_Directive_: Give every line of the data again, unchanged, but with no pictures.

— start Data section —

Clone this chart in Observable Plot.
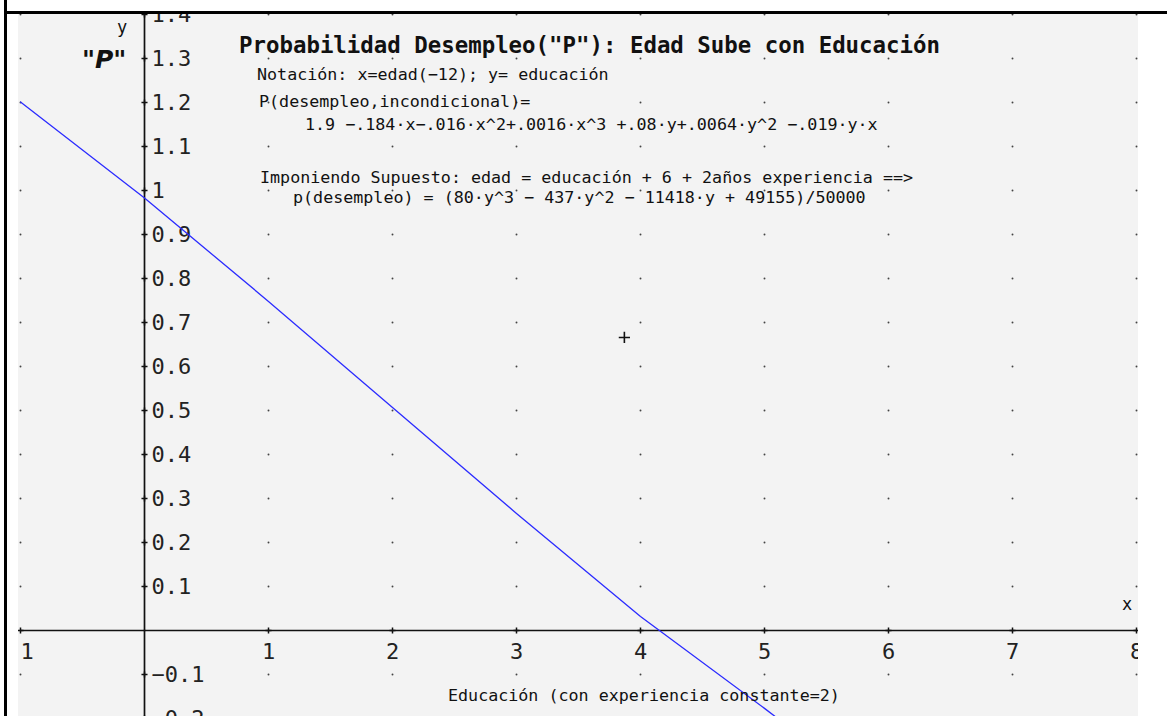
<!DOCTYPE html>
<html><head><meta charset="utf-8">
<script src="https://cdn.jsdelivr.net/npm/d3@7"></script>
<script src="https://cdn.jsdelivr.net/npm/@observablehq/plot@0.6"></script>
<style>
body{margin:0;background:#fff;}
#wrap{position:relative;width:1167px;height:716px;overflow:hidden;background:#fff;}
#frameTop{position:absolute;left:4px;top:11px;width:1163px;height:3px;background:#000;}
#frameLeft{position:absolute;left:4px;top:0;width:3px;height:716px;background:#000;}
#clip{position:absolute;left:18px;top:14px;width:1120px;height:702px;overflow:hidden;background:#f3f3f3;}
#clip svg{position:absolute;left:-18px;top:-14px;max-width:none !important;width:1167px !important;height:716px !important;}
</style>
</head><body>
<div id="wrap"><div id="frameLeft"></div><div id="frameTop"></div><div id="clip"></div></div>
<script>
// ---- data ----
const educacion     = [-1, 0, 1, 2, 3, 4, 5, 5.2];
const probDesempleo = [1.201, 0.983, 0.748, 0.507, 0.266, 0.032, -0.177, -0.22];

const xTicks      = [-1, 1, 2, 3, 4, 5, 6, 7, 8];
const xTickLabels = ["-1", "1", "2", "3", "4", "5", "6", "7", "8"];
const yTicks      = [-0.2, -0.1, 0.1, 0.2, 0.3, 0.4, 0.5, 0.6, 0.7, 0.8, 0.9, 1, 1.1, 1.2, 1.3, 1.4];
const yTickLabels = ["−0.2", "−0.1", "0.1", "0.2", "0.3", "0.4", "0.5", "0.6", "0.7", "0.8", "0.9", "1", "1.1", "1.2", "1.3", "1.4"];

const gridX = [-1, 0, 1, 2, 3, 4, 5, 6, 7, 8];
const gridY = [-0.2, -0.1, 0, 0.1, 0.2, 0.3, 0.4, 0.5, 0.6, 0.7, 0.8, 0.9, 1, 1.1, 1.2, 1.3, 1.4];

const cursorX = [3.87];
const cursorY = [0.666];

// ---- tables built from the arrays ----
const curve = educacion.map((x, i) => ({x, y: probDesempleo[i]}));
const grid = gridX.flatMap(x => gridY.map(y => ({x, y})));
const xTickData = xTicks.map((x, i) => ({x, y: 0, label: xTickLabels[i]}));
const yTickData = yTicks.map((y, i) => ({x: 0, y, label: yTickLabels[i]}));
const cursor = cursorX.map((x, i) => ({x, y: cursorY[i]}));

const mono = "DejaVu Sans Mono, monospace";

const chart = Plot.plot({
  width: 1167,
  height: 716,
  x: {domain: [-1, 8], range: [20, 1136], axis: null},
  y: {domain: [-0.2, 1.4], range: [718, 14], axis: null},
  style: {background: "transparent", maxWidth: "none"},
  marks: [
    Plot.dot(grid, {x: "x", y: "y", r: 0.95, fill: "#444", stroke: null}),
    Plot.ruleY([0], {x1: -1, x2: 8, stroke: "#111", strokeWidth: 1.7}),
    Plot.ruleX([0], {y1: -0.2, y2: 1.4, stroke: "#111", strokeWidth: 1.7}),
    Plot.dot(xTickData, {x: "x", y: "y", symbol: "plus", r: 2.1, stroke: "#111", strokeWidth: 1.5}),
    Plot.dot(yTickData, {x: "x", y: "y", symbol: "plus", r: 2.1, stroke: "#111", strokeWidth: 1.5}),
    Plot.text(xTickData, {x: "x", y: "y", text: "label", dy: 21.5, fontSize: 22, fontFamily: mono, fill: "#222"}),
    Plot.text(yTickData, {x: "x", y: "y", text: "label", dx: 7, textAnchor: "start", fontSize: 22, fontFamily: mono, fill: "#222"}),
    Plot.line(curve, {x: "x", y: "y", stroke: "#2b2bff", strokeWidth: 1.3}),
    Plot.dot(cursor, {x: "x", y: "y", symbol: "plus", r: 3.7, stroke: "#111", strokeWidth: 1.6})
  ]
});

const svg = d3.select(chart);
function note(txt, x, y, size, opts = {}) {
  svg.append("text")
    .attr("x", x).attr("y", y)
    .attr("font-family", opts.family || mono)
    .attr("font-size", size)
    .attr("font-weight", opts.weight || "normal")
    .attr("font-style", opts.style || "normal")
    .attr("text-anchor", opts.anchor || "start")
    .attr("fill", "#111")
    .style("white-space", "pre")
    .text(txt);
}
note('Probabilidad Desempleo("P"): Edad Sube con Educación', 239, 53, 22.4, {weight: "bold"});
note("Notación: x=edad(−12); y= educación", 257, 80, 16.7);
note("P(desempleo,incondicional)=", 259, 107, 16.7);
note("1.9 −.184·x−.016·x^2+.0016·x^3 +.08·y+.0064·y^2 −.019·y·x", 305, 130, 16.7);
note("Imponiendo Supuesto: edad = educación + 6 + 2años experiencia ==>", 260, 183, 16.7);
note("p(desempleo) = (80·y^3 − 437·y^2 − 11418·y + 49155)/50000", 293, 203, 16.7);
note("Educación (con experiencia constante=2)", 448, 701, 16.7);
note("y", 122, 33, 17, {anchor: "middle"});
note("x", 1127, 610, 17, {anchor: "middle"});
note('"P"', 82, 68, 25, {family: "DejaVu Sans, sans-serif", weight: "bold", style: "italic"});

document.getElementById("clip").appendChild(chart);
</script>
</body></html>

— end Data section —

_Exercise response_:
Clone this chart in Observable Plot.
<!DOCTYPE html>
<html><head><meta charset="utf-8">
<script src="https://cdn.jsdelivr.net/npm/d3@7"></script>
<script src="https://cdn.jsdelivr.net/npm/@observablehq/plot@0.6"></script>
<style>
body{margin:0;background:#fff;}
#wrap{position:relative;width:1167px;height:716px;overflow:hidden;background:#fff;}
#frameTop{position:absolute;left:4px;top:11px;width:1163px;height:3px;background:#000;}
#frameLeft{position:absolute;left:4px;top:0;width:3px;height:716px;background:#000;}
#clip{position:absolute;left:18px;top:14px;width:1120px;height:702px;overflow:hidden;background:#f3f3f3;}
#clip svg{position:absolute;left:-18px;top:-14px;max-width:none !important;width:1167px !important;height:716px !important;}
</style>
</head><body>
<div id="wrap"><div id="frameLeft"></div><div id="frameTop"></div><div id="clip"></div></div>
<script>
// ---- data ----
const educacion     = [-1, 0, 1, 2, 3, 4, 5, 5.2];
const probDesempleo = [1.201, 0.983, 0.748, 0.507, 0.266, 0.032, -0.177, -0.22];

const xTicks      = [-1, 1, 2, 3, 4, 5, 6, 7, 8];
const xTickLabels = ["-1", "1", "2", "3", "4", "5", "6", "7", "8"];
const yTicks      = [-0.2, -0.1, 0.1, 0.2, 0.3, 0.4, 0.5, 0.6, 0.7, 0.8, 0.9, 1, 1.1, 1.2, 1.3, 1.4];
const yTickLabels = ["−0.2", "−0.1", "0.1", "0.2", "0.3", "0.4", "0.5", "0.6", "0.7", "0.8", "0.9", "1", "1.1", "1.2", "1.3", "1.4"];

const gridX = [-1, 0, 1, 2, 3, 4, 5, 6, 7, 8];
const gridY = [-0.2, -0.1, 0, 0.1, 0.2, 0.3, 0.4, 0.5, 0.6, 0.7, 0.8, 0.9, 1, 1.1, 1.2, 1.3, 1.4];

const cursorX = [3.87];
const cursorY = [0.666];

// ---- tables built from the arrays ----
const curve = educacion.map((x, i) => ({x, y: probDesempleo[i]}));
const grid = gridX.flatMap(x => gridY.map(y => ({x, y})));
const xTickData = xTicks.map((x, i) => ({x, y: 0, label: xTickLabels[i]}));
const yTickData = yTicks.map((y, i) => ({x: 0, y, label: yTickLabels[i]}));
const cursor = cursorX.map((x, i) => ({x, y: cursorY[i]}));

const mono = "DejaVu Sans Mono, monospace";

const chart = Plot.plot({
  width: 1167,
  height: 716,
  x: {domain: [-1, 8], range: [20, 1136], axis: null},
  y: {domain: [-0.2, 1.4], range: [718, 14], axis: null},
  style: {background: "transparent", maxWidth: "none"},
  marks: [
    Plot.dot(grid, {x: "x", y: "y", r: 0.95, fill: "#444", stroke: null}),
    Plot.ruleY([0], {x1: -1, x2: 8, stroke: "#111", strokeWidth: 1.7}),
    Plot.ruleX([0], {y1: -0.2, y2: 1.4, stroke: "#111", strokeWidth: 1.7}),
    Plot.dot(xTickData, {x: "x", y: "y", symbol: "plus", r: 2.1, stroke: "#111", strokeWidth: 1.5}),
    Plot.dot(yTickData, {x: "x", y: "y", symbol: "plus", r: 2.1, stroke: "#111", strokeWidth: 1.5}),
    Plot.text(xTickData, {x: "x", y: "y", text: "label", dy: 21.5, fontSize: 22, fontFamily: mono, fill: "#222"}),
    Plot.text(yTickData, {x: "x", y: "y", text: "label", dx: 7, textAnchor: "start", fontSize: 22, fontFamily: mono, fill: "#222"}),
    Plot.line(curve, {x: "x", y: "y", stroke: "#2b2bff", strokeWidth: 1.3}),
    Plot.dot(cursor, {x: "x", y: "y", symbol: "plus", r: 3.7, stroke: "#111", strokeWidth: 1.6})
  ]
});

const svg = d3.select(chart);
function note(txt, x, y, size, opts = {}) {
  svg.append("text")
    .attr("x", x).attr("y", y)
    .attr("font-family", opts.family || mono)
    .attr("font-size", size)
    .attr("font-weight", opts.weight || "normal")
    .attr("font-style", opts.style || "normal")
    .attr("text-anchor", opts.anchor || "start")
    .attr("fill", "#111")
    .style("white-space", "pre")
    .text(txt);
}
note('Probabilidad Desempleo("P"): Edad Sube con Educación', 239, 53, 22.4, {weight: "bold"});
note("Notación: x=edad(−12); y= educación", 257, 80, 16.7);
note("P(desempleo,incondicional)=", 259, 107, 16.7);
note("1.9 −.184·x−.016·x^2+.0016·x^3 +.08·y+.0064·y^2 −.019·y·x", 305, 130, 16.7);
note("Imponiendo Supuesto: edad = educación + 6 + 2años experiencia ==>", 260, 183, 16.7);
note("p(desempleo) = (80·y^3 − 437·y^2 − 11418·y + 49155)/50000", 293, 203, 16.7);
note("Educación (con experiencia constante=2)", 448, 701, 16.7);
note("y", 122, 33, 17, {anchor: "middle"});
note("x", 1127, 610, 17, {anchor: "middle"});
note('"P"', 82, 68, 25, {family: "DejaVu Sans, sans-serif", weight: "bold", style: "italic"});

document.getElementById("clip").appendChild(chart);
</script>
</body></html>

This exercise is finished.